» Objective
Present every line in which the string "this" appears.

— Begin Available records —

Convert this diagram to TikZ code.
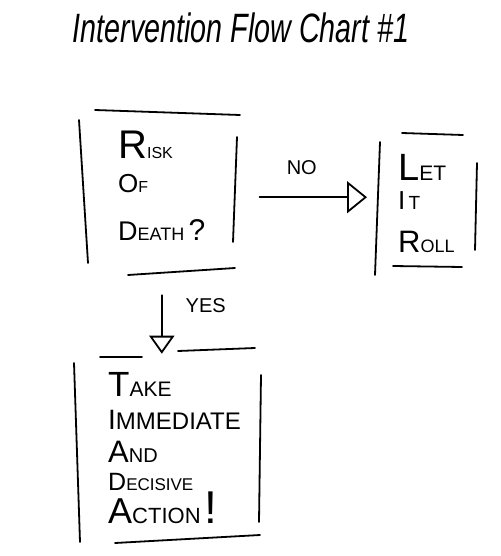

— End Available records —
— Begin Available records —

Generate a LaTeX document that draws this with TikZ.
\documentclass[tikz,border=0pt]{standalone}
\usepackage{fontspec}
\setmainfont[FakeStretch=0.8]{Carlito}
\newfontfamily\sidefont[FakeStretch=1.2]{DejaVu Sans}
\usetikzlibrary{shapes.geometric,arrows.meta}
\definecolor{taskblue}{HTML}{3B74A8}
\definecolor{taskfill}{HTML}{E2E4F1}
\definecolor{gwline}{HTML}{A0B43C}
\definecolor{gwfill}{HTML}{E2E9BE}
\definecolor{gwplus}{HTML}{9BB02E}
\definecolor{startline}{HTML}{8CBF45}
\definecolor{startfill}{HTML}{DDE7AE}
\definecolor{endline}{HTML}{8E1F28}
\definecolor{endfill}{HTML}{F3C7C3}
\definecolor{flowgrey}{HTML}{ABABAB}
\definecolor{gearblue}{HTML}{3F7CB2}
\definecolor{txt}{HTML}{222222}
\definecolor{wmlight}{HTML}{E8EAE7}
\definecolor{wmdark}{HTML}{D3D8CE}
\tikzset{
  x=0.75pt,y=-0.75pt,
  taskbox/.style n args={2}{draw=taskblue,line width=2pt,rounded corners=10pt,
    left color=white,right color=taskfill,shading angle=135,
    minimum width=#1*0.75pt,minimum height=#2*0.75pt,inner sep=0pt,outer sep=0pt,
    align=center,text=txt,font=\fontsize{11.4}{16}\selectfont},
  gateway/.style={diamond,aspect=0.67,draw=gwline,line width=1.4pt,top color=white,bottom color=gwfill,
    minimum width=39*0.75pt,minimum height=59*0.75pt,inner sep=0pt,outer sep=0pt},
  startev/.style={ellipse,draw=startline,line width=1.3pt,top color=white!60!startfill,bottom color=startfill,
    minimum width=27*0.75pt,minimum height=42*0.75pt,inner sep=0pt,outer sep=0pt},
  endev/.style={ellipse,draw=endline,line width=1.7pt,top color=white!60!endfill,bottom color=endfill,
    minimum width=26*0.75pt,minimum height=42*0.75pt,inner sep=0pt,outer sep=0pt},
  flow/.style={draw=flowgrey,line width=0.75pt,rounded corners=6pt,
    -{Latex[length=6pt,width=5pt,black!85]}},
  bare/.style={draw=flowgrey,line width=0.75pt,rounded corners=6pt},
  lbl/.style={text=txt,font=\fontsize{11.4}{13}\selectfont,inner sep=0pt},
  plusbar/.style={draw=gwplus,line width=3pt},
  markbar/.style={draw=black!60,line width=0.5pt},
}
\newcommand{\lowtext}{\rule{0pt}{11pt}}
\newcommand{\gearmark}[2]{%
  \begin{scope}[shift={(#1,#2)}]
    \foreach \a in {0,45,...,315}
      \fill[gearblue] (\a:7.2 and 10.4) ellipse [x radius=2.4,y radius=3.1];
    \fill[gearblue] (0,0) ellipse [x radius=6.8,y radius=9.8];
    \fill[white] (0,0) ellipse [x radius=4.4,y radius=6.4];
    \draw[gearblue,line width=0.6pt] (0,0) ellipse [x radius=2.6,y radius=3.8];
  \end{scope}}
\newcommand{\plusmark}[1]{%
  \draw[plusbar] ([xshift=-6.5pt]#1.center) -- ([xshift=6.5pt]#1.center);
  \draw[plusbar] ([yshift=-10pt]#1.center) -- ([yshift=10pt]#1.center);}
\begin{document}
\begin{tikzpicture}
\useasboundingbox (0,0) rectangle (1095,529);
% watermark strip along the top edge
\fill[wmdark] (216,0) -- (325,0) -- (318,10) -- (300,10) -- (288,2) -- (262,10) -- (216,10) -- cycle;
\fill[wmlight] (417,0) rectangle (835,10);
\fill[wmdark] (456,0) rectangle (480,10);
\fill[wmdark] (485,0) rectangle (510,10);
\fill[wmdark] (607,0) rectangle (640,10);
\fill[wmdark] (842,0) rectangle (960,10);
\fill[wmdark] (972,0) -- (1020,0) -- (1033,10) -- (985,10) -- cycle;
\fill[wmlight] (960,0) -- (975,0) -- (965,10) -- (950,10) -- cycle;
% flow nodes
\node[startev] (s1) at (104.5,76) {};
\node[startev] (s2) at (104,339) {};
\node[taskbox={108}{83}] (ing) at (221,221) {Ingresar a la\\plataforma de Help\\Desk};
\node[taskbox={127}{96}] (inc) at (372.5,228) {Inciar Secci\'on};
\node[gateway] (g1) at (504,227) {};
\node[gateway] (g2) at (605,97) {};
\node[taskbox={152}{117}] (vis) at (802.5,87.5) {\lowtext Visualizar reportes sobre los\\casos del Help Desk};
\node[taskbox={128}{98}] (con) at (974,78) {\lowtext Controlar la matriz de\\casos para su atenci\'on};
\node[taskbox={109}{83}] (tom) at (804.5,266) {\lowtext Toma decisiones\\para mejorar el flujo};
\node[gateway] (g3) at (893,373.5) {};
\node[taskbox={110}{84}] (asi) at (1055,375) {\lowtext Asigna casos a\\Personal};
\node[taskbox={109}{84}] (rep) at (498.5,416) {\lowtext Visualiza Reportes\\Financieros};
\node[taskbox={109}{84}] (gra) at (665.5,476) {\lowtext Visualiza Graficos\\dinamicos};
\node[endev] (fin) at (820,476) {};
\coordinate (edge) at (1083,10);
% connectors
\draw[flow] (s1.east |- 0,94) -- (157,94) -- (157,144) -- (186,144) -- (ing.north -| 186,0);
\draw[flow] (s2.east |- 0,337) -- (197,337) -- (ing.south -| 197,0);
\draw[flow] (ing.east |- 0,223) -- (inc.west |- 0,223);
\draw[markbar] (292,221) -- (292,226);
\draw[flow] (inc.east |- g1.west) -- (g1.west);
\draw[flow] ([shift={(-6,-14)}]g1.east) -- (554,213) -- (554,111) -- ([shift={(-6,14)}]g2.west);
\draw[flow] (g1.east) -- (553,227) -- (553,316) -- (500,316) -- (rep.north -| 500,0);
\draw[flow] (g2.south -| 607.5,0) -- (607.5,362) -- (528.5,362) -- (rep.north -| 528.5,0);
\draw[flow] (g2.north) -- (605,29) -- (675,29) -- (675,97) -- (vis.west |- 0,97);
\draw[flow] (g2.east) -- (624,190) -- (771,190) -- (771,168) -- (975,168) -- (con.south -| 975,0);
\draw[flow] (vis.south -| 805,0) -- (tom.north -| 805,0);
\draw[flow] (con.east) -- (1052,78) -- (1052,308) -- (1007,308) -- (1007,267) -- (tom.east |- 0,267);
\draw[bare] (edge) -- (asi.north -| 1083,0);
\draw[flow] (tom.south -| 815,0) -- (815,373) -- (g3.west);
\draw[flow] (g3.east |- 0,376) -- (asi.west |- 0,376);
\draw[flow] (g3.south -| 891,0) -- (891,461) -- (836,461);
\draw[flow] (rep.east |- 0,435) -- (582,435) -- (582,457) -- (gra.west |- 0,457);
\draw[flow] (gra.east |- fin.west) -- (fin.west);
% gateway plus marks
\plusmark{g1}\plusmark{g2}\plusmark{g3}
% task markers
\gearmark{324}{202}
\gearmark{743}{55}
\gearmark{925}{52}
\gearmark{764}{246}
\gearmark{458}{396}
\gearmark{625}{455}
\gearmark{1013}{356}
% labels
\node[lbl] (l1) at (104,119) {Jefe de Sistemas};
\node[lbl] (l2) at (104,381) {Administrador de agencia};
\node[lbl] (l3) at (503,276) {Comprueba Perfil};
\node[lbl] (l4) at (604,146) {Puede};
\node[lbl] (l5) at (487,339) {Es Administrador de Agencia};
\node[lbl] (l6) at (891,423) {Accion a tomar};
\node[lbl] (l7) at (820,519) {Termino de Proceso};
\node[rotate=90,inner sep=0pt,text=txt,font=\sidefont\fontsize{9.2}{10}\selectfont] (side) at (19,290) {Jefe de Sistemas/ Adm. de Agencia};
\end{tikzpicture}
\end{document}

— End Available records —

» Exercise answer
Convert this diagram to TikZ code.
Generate a LaTeX document that draws this with TikZ.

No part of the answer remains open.